Renewable Energy in Europe

It goes without saying that renewable energies have received a lot of attention recently. Particularly Europe has been eager to extend its production capacities of solar energy, wind etc. Although, on a European scale, renewables are still playing a smaller role, their contribution to the energy mix has constantly risen during the past decade. This growing impact is likely to continue thoughout the continent ove the years to come.

Let us first have a glance at the situation of renewables in the EU-27. During the period 1998-2009 its production level has been up by 60.7%, contributing in 2009 some 148.4 Mtoe to the energy mix. Fig.1 shows the evolution of production figures for the respective period. All raw data for this figures as well as for the following ones have been taken from Eurostat.

Fig. 1 Production of renewable energy in Europe 1998-2009, Mtoe

There is, of course, a huge variety among the EU Member States when it comes to producing energy from renewables. Political, economic and geographical factors come into play, determining the pace at which new sources might replace the conventional ones. Some countries have already a certain tradition of using renewables, mainly water, while others have been starting more or less from scratch.

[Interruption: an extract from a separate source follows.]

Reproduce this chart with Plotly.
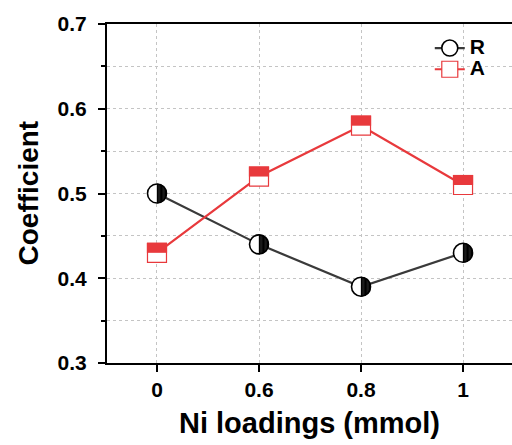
import numpy as np
import plotly.graph_objects as go

categories = ["0", "0.6", "0.8", "1"]
r_values = [0.50, 0.44, 0.39, 0.43]
a_values = [0.43, 0.52, 0.58, 0.51]
series_names = ["R", "A"]
y_tick_start = 0.3
y_tick_step = 0.1

RED = "#e8393c"
DARK = "#3a3a3a"
FONT = "Liberation Sans"


def legend_label(s):
    return "<span style='font-size:21px'>" + s + "</span>"


fig = go.Figure()

# ---- R series: circle, left half white, right half black ----
cd = 19
fig.add_trace(go.Scatter(
    x=categories, y=r_values, name=legend_label(series_names[0]), mode="lines+markers",
    legendrank=1,
    line=dict(color=DARK, width=2.2),
    marker=dict(symbol="circle", size=cd, color="white",
                line=dict(color="black", width=1.6)),
))
N = 12
rad = cd / 2 + 0.3
w = rad / N
for i in range(N):
    c = (i + 0.5) * w
    h = np.sqrt(rad ** 2 - c ** 2)
    fig.add_trace(go.Scatter(
        x=categories, y=r_values, mode="markers", showlegend=False, hoverinfo="skip",
        marker=dict(symbol="line-ew-open", size=2 * h / 1.4, color="black",
                    angle=-90, standoff=c, line=dict(width=w + 0.35)),
    ))

# ---- A series: square, top half red, bottom half white ----
sq = 19
fig.add_trace(go.Scatter(
    x=categories, y=a_values, name=legend_label(series_names[1]), mode="lines+markers",
    legendrank=2,
    line=dict(color=RED, width=2.2),
    marker=dict(symbol="square", size=sq, color="white",
                line=dict(color=RED, width=1.2)),
))
half = sq / 2 + 0.6
fig.add_trace(go.Scatter(
    x=categories, y=a_values, mode="markers", showlegend=False, hoverinfo="skip",
    marker=dict(symbol="line-ew-open", size=(sq + 1.2) / 1.4, color=RED,
                angle=180, standoff=half / 2, line=dict(width=half)),
))

fig.update_layout(
    width=512, height=445,
    margin=dict(l=107, r=0, t=24, b=82),
    plot_bgcolor="white", paper_bgcolor="white",
    font=dict(family=FONT, color="black"),
    legend=dict(x=0.797, y=0.975, xanchor="left", yanchor="top",
                bgcolor="rgba(0,0,0,0)", font=dict(size=14, weight="bold"),
                tracegroupgap=0, itemwidth=30),
    annotations=[dict(text="Coefficient", textangle=-90, xref="paper", yref="paper",
                      x=0, y=0.5, xanchor="center", yanchor="middle", xshift=-79,
                      showarrow=False, font=dict(size=28, weight="bold"))],
)
fig.update_xaxes(
    type="category", range=[-0.49, 3.48],
    showline=True, linecolor="black", linewidth=2, mirror=True,
    ticks="outside", ticklen=7, tickwidth=2, tickcolor="black",
    showgrid=True, gridcolor="#c4c4c4", griddash="dot", gridwidth=1,
    tickfont=dict(size=21, weight="bold"),
    title=dict(text="Ni loadings (mmol)", font=dict(size=29, weight="bold"), standoff=12),
)
fig.update_yaxes(
    range=[0.3, 0.7], tick0=y_tick_start, dtick=y_tick_step, tickformat=".1f",
    showline=True, linecolor="black", linewidth=2, mirror=False, zeroline=False,
    ticks="outside", ticklen=7, tickwidth=2, tickcolor="black", ticklabelstandoff=7,
    showgrid=True, gridcolor="#c4c4c4", griddash="dot", gridwidth=1,
    tickfont=dict(size=21, weight="bold"),
    minor=dict(dtick=y_tick_step / 2, ticks="outside", ticklen=4, tickwidth=2,
               tickcolor="black", showgrid=True, gridcolor="#c4c4c4",
               griddash="dot", gridwidth=1),
)

fig.write_html("out.html")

Fig. 2 provides us with an overview of the biggest producers of renewables in Europe. Only those countries were selected which in 2009 produced more than 10 Mtoe. The list comprises Germany, Spain, Italy, France and Sweden. Only two of them, France and Sweden, would have passed the selection criterion already in 1998.

Fig. 2 Production of renewables in selected countries, Mtoe

The eye-catching feature in this picture is Germany which starting from a relatively low level (7.8 Mtoe in 1998) managed to outgrow all the other big producers. In 2009, it produced some 27.7 Mtoe from renewables, an increase of 255%. However, this may be considered an intermediate step only, given that Germany recently decided to phase out its entire nuclear production capacity by 2022. It is very likely that a substantial part, if not all, of the nuclear output will be taken over by renewables. I have discussed this issue in one of my previous posts, Germany´s Energy Future.

Finally, let us have a look at the growth rates in those countries which are demonstrated in Fig. 3.

Fig. 3 Growth rate of renewable energy production in %, 1998-2009

Germany is the clear champion which does not come as a surprise after having seen Fig. 2. Spain and Italy saw an increase of renewable production of 75.5% and 69.9%, respectively. These two countries performed better than the EU average. On the other hand, France and Sweden show less than average growth rates with 22.2% and 13.0%, respectively. Why is that so?

France is the biggest producer of nuclear energy in Europe, generating some 75% of its electricity from nuclear power plants. Thus, unless France is closing down a substantial amount of its nuclear capacities, its potential for using renewables appears to be quite limited. The case of Sweden is slightly different. As can be seen from Fig. 2, it has always been a big player among the users of renewable energy with water being the main source. It appears that the potential for using hydroelectricity is largely exploited. Therefore Sweden must increase its usage of biomass etc. in order to see production from renewables going up.